**Stated task:** Every line below should be copied exactly; drop the pictures.

** START **

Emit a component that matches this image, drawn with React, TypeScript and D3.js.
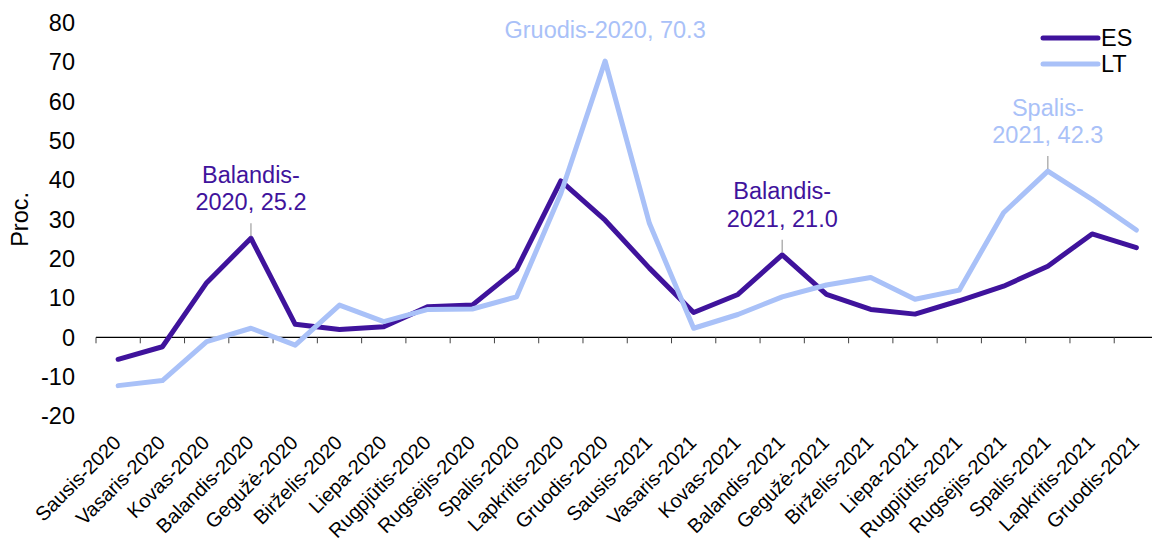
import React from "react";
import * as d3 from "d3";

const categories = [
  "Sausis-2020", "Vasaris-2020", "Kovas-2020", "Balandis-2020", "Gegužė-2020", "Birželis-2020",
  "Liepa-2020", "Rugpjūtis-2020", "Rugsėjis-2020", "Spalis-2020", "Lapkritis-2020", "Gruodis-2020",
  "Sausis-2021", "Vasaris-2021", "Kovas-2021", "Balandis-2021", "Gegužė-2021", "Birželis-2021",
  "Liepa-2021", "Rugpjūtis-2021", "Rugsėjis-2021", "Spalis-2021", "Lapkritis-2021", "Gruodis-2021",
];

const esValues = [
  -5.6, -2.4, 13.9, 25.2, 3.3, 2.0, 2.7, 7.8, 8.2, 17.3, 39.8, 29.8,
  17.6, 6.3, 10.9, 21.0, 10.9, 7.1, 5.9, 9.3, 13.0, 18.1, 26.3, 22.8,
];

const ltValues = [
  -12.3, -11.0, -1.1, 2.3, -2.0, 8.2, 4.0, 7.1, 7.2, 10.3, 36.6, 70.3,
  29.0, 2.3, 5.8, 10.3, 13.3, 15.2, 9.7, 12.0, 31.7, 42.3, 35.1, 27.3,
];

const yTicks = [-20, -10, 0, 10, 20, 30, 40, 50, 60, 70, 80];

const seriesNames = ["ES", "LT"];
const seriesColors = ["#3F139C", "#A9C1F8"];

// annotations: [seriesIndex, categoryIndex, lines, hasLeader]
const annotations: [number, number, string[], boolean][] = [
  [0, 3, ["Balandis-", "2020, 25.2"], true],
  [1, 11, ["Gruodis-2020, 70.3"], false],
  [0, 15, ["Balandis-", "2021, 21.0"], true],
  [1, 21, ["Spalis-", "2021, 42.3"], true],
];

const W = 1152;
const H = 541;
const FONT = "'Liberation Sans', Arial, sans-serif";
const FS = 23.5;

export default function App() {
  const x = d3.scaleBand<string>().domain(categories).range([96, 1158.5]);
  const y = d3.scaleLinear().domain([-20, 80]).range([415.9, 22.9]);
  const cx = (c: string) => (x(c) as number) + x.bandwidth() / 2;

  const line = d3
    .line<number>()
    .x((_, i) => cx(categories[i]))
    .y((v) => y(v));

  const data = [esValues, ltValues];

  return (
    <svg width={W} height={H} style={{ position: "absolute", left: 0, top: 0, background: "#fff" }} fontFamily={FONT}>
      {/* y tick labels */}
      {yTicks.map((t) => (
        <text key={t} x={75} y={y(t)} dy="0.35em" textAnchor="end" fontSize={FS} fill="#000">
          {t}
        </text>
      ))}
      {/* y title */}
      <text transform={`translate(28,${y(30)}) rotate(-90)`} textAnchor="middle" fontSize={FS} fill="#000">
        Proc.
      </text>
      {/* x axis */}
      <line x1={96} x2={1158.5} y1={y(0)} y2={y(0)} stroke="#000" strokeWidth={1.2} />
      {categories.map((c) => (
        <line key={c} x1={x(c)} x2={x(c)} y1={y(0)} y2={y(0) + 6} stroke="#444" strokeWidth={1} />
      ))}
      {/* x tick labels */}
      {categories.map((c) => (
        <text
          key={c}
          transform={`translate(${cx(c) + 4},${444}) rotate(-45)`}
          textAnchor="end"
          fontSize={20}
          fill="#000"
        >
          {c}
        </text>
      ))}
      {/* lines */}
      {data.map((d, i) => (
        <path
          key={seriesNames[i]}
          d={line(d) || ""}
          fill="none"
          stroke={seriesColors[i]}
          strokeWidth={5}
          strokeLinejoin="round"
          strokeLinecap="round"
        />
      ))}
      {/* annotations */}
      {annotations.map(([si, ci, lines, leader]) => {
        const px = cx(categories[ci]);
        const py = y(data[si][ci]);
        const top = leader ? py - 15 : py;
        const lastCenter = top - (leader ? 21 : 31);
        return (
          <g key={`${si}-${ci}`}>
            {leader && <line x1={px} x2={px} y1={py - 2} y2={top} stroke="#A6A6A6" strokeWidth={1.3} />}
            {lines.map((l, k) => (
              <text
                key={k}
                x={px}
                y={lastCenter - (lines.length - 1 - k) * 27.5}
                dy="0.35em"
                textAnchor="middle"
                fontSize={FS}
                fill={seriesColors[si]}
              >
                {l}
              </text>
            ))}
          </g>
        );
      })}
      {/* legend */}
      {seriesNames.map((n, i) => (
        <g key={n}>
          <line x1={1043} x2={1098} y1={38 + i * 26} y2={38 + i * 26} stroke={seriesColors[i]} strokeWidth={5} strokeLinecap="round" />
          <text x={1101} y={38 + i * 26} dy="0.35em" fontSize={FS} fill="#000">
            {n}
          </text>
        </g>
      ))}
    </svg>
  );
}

** END **

**Response to this exercise:**
Emit a component that matches this image, drawn with React, TypeScript and D3.js.
import React from "react";
import * as d3 from "d3";

const categories = [
  "Sausis-2020", "Vasaris-2020", "Kovas-2020", "Balandis-2020", "Gegužė-2020", "Birželis-2020",
  "Liepa-2020", "Rugpjūtis-2020", "Rugsėjis-2020", "Spalis-2020", "Lapkritis-2020", "Gruodis-2020",
  "Sausis-2021", "Vasaris-2021", "Kovas-2021", "Balandis-2021", "Gegužė-2021", "Birželis-2021",
  "Liepa-2021", "Rugpjūtis-2021", "Rugsėjis-2021", "Spalis-2021", "Lapkritis-2021", "Gruodis-2021",
];

const esValues = [
  -5.6, -2.4, 13.9, 25.2, 3.3, 2.0, 2.7, 7.8, 8.2, 17.3, 39.8, 29.8,
  17.6, 6.3, 10.9, 21.0, 10.9, 7.1, 5.9, 9.3, 13.0, 18.1, 26.3, 22.8,
];

const ltValues = [
  -12.3, -11.0, -1.1, 2.3, -2.0, 8.2, 4.0, 7.1, 7.2, 10.3, 36.6, 70.3,
  29.0, 2.3, 5.8, 10.3, 13.3, 15.2, 9.7, 12.0, 31.7, 42.3, 35.1, 27.3,
];

const yTicks = [-20, -10, 0, 10, 20, 30, 40, 50, 60, 70, 80];

const seriesNames = ["ES", "LT"];
const seriesColors = ["#3F139C", "#A9C1F8"];

// annotations: [seriesIndex, categoryIndex, lines, hasLeader]
const annotations: [number, number, string[], boolean][] = [
  [0, 3, ["Balandis-", "2020, 25.2"], true],
  [1, 11, ["Gruodis-2020, 70.3"], false],
  [0, 15, ["Balandis-", "2021, 21.0"], true],
  [1, 21, ["Spalis-", "2021, 42.3"], true],
];

const W = 1152;
const H = 541;
const FONT = "'Liberation Sans', Arial, sans-serif";
const FS = 23.5;

export default function App() {
  const x = d3.scaleBand<string>().domain(categories).range([96, 1158.5]);
  const y = d3.scaleLinear().domain([-20, 80]).range([415.9, 22.9]);
  const cx = (c: string) => (x(c) as number) + x.bandwidth() / 2;

  const line = d3
    .line<number>()
    .x((_, i) => cx(categories[i]))
    .y((v) => y(v));

  const data = [esValues, ltValues];

  return (
    <svg width={W} height={H} style={{ position: "absolute", left: 0, top: 0, background: "#fff" }} fontFamily={FONT}>
      {/* y tick labels */}
      {yTicks.map((t) => (
        <text key={t} x={75} y={y(t)} dy="0.35em" textAnchor="end" fontSize={FS} fill="#000">
          {t}
        </text>
      ))}
      {/* y title */}
      <text transform={`translate(28,${y(30)}) rotate(-90)`} textAnchor="middle" fontSize={FS} fill="#000">
        Proc.
      </text>
      {/* x axis */}
      <line x1={96} x2={1158.5} y1={y(0)} y2={y(0)} stroke="#000" strokeWidth={1.2} />
      {categories.map((c) => (
        <line key={c} x1={x(c)} x2={x(c)} y1={y(0)} y2={y(0) + 6} stroke="#444" strokeWidth={1} />
      ))}
      {/* x tick labels */}
      {categories.map((c) => (
        <text
          key={c}
          transform={`translate(${cx(c) + 4},${444}) rotate(-45)`}
          textAnchor="end"
          fontSize={20}
          fill="#000"
        >
          {c}
        </text>
      ))}
      {/* lines */}
      {data.map((d, i) => (
        <path
          key={seriesNames[i]}
          d={line(d) || ""}
          fill="none"
          stroke={seriesColors[i]}
          strokeWidth={5}
          strokeLinejoin="round"
          strokeLinecap="round"
        />
      ))}
      {/* annotations */}
      {annotations.map(([si, ci, lines, leader]) => {
        const px = cx(categories[ci]);
        const py = y(data[si][ci]);
        const top = leader ? py - 15 : py;
        const lastCenter = top - (leader ? 21 : 31);
        return (
          <g key={`${si}-${ci}`}>
            {leader && <line x1={px} x2={px} y1={py - 2} y2={top} stroke="#A6A6A6" strokeWidth={1.3} />}
            {lines.map((l, k) => (
              <text
                key={k}
                x={px}
                y={lastCenter - (lines.length - 1 - k) * 27.5}
                dy="0.35em"
                textAnchor="middle"
                fontSize={FS}
                fill={seriesColors[si]}
              >
                {l}
              </text>
            ))}
          </g>
        );
      })}
      {/* legend */}
      {seriesNames.map((n, i) => (
        <g key={n}>
          <line x1={1043} x2={1098} y1={38 + i * 26} y2={38 + i * 26} stroke={seriesColors[i]} strokeWidth={5} strokeLinecap="round" />
          <text x={1101} y={38 + i * 26} dy="0.35em" fontSize={FS} fill="#000">
            {n}
          </text>
        </g>
      ))}
    </svg>
  );
}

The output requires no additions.